Organising my first design workshop

Today, I ran my first design workshop for students at the Summer of Tech graduate program in Auckland, New Zealand.

The theme of my workshop was “How to design with developers”. This is a particularly important skill designers need nowadays who want to enter the UI/UX, Web and Interaction design space as working with developers is key to making successful products that make a memorable impact today.

Summer of Tech introduction/talk before my workshop began.

What inspired my workshop:

In my current job as a Junior Designer in Auckland at Pushpay, my design team lead introduced me and the team to a book called Lean UX. The book covers a lot of interesting design techniques, important advice when it comes to working in product teams, how to make the UX process more collaborative and how to get better results out faster in collaboration with developers, designers, product managers and analysts.

A section in this book that caught my interest was the chapter on “Collaboration Design”. This caught my eye as it talked about getting developers involved early on in the UX process and participating in discussions, wireframming and designing. I found this is an awesome technique to follow if the project you’re working on is unclear to you what is possible to create in the time frame given and what will be more technically harder to build and be unmaintainable for the longer future.

And for these students, the idea of applying Collaboration Design principles was just perfect as they have a short time frame to build a product and need to work with a team that is mostly developer focused. This would mean bringing them onboard in the design and experience early is essential to ensure a worthy product is built and is something developers will be comfortable to build and understand why they are doing it.

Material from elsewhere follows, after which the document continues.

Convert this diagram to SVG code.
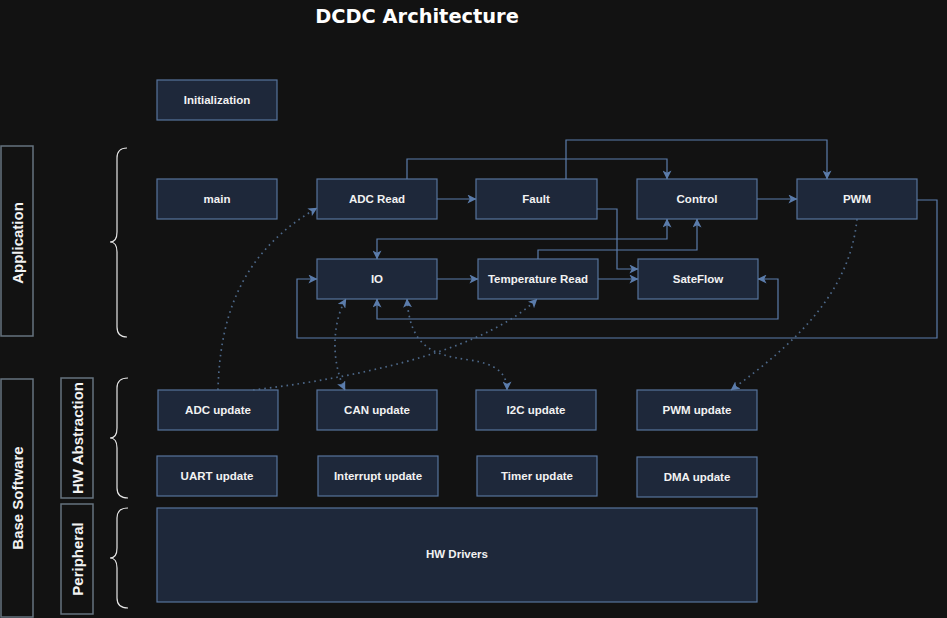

Students finishing their first round of designs and starting to give feedback.

How I ran this event:

The workshop was with a small group of designers as the developers were in another talk. To begin the workshop, I introduced the process that we would follow:

  • I introduced the topic they would be focusing on: “Data as visuals”. This helps to keep everyone designing on the same focus.
  • Next the students were instructed to mock up and wireframe 6 designs with sharpies on paper to get their ideas down quickly with a time limit of 10 min to create, draw and think.
  • Once the time was up, the students introduced their ideas one at a time and talked about what their thoughts were in the designing/wireframming process.
  • To avoid people being swamped with too much feedback at one time and losing some of the important feedback, the students would walk around and see the designs presented. They would place their thoughts on post it notes for the designer to take on board.
  • Once the feedback was given, the designers would take theese ideas along with their original sketches and produce a final design from other peoples thoughts as well as their own initiatives.
Some of the final concepts with the feedback given by peers.

The Outcome:

The idea of “Collaboration Design” was successful. Students were given confidence in what they presented as everyone was on the same topic with no visuals that outdid one another. The feedback was great with all the students taking onboard what they were given and a lot of excellent improvements made to their design ideas, thinking and concepts in a small timeframe.

It also had a positive vibe from the students who said they learnt a lot and gained new found insight on how to design better in groups and get their minds thinking more about how to design with other ideas that are not just their own and make a concept that at its core is much better thought out.

Students finishing up their final design.

What I took away:

Overall I also learnt a lot from the students about how to be organised, making me think about whenI was in their shoes as a student and looking at how to improve the design collaboration process for a better UX.

Next year I would love to organise another one of these events with a mix of designers, developers, analysts and product managers because as said in Lean UX “Design is a team sport” and it is important to do continuous collaboration for better results.